12 ounces pasta (radiatori, or quadrefiore, ... or at least fusilli)
3 tablespoons unsalted butter, plus enough to butter the casserole dish
¼ cup flour
3 cups whole milk
1 teaspoon dry mustard
½ teaspoon Sriracha sauce
salt and pepper to taste
12-13 ounces assorted good quality cheese, grated and hard rinds removed (If you use only one cheese, I’d recommend a high quality cheddar, such as Tillamook.)
6 tablespoons panko breadcrumbs

Butter a 2-2½ quart casserole dish. Preheat the oven to 350º.

Cook the pasta in a large pot of salted water just until al dente. Drain and reserve.

While the pasta is cooking, heat the milk in a small saucepan just to the boiling point (without actually letting it boil). At the same time, melt the butter in a separate medium saucepan over medium heat. With a wooden spoon or spatula, blend the flour into the butter, stirring constantly for 2-3 minutes, making sure the mixture doesn’t stick to the bottom of the pan and that the flour just reaches a buttery yellow stage. (This is a roux.)

Remove the roux from the heat and as soon as it stops bubbling, whisk in about 1 cup of the hot milk and stir vigorously – being sure to scrape any bits of the roux from the bottom and sides of the pan – until you’ve eliminated any lumps. Then add the rest of the milk all at once, continuing to stir vigorously with the whisk to fully incorporate it with the roux. Set the sauce over medium heat and bring it to a simmer, stirring constantly with your whisk until the sauce thickly coats the back of a wooden spoon, about 5 minutes. (This is a béchamel sauce.)

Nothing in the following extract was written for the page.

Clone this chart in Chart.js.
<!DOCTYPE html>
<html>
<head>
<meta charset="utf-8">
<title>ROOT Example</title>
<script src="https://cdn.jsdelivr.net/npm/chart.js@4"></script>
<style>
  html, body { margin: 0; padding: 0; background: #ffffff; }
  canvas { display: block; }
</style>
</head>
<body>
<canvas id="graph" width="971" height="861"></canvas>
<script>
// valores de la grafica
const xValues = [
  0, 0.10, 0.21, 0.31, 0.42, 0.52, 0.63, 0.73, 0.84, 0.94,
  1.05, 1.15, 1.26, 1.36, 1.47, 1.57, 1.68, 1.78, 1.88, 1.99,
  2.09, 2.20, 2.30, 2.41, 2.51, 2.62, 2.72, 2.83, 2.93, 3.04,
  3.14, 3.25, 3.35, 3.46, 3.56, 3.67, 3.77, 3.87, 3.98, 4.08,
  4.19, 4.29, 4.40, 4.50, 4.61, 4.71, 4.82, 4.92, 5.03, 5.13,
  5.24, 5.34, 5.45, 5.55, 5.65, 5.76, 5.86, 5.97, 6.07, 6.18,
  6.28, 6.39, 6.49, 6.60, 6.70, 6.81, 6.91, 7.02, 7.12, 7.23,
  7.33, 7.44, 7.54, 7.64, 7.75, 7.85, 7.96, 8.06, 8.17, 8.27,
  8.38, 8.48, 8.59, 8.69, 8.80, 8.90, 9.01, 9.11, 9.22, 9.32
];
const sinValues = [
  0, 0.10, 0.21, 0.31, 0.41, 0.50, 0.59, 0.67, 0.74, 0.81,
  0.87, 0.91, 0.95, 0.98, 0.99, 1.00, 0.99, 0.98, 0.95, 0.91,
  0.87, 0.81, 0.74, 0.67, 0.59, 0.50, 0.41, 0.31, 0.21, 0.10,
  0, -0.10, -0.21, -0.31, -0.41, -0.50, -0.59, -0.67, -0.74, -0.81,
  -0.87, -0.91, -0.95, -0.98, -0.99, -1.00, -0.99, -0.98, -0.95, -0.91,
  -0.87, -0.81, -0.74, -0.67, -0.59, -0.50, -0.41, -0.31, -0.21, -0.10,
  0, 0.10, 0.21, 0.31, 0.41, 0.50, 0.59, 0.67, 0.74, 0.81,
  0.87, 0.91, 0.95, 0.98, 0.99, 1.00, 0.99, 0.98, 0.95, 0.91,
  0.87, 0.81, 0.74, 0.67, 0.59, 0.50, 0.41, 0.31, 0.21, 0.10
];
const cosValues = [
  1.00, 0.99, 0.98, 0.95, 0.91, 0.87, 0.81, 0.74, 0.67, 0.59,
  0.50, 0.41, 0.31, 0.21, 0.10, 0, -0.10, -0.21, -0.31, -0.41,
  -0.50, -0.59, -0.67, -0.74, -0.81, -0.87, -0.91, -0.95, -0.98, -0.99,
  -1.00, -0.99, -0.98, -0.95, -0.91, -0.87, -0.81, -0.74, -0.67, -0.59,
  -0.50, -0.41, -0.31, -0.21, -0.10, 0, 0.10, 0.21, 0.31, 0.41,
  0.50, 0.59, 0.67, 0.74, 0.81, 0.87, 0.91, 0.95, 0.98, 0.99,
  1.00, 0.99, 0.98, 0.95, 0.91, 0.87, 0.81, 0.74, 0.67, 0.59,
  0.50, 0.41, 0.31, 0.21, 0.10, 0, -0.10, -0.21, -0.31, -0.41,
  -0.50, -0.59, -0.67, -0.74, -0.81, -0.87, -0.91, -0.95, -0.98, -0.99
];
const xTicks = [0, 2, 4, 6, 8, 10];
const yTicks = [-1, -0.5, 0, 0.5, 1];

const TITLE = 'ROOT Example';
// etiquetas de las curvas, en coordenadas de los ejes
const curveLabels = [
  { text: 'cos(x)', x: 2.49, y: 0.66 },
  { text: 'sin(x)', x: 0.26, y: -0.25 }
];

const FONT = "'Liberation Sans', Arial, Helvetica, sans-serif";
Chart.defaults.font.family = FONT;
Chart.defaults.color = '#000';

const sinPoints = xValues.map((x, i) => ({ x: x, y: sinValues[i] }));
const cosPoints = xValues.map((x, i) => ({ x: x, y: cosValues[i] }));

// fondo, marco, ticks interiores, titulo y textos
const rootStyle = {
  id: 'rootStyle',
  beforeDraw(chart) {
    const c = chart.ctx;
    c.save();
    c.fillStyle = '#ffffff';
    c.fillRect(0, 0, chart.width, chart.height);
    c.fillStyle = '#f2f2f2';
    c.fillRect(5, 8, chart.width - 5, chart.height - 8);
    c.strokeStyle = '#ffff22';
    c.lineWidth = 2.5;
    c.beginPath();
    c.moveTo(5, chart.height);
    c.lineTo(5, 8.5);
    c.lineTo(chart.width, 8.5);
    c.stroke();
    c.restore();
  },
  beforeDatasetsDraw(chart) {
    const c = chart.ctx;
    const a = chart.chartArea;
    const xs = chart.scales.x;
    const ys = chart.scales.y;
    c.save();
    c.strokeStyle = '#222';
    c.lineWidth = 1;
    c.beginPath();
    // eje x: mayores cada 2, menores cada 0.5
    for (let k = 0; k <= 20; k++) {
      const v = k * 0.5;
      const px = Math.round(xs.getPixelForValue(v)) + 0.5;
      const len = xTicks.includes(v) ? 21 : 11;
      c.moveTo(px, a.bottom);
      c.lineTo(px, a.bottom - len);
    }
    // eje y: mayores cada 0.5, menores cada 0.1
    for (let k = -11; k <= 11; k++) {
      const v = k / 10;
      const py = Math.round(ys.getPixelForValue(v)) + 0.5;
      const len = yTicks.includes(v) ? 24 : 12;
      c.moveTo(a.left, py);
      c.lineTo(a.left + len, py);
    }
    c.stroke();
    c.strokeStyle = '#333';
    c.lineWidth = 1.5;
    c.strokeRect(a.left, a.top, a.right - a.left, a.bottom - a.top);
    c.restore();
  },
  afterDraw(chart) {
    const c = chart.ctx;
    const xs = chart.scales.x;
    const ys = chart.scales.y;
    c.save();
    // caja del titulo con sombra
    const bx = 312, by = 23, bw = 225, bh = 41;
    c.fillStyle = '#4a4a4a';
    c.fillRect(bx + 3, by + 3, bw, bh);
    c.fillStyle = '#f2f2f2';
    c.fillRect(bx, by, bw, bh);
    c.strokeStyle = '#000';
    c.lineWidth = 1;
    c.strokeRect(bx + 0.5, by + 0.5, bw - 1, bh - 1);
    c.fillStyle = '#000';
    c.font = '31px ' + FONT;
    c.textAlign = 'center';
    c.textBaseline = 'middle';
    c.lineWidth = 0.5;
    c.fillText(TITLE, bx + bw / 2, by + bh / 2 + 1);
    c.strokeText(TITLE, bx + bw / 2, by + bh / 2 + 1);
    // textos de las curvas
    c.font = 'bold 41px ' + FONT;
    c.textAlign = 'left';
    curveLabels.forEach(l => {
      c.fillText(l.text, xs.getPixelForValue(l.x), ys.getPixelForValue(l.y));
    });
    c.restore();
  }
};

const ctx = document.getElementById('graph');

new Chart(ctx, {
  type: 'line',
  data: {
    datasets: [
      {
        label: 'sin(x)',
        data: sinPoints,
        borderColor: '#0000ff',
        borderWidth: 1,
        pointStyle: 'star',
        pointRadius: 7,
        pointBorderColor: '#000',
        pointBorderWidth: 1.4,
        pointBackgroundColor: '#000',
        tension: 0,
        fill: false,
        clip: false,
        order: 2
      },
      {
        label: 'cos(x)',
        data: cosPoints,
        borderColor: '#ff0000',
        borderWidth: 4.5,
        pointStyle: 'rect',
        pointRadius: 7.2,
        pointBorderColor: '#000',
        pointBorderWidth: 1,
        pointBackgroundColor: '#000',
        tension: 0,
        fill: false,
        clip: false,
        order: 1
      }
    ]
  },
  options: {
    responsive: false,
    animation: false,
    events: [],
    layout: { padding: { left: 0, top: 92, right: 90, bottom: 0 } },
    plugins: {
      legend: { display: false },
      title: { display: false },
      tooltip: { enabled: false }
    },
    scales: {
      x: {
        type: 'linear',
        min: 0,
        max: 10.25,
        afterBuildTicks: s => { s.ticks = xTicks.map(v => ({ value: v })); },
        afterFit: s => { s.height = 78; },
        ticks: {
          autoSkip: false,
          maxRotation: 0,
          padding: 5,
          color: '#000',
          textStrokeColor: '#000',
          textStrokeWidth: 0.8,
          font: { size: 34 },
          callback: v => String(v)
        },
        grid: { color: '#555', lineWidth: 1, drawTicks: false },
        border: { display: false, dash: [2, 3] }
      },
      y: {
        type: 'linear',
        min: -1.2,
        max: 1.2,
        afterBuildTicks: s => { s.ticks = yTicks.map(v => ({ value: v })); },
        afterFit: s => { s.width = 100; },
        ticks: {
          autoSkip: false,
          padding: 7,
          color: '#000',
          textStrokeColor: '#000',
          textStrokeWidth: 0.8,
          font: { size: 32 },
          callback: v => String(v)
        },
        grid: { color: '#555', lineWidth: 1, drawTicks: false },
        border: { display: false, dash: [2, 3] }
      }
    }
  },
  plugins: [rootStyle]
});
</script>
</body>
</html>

Remove the sauce from the heat and season with salt (¾-1 teaspoon) and pepper (¼ teaspoon). Add the dry mustard and the Sriracha. Add three-quarters of the cheese, and stir until melted.

Fold in the cooked pasta, and adjust all seasonings to taste.

Transfer the mixture to the casserole, and top with the remaining cheese. Sprinkle the panko crumbs over the top and bake until brown and bubbly, 35-45 minutes. Don’t over bake – if the panko hasn’t browned after 45 minutes, but the rest of the casserole appears to be cooked, you may want to run it under a broiler for a minute to achieve that toasty look.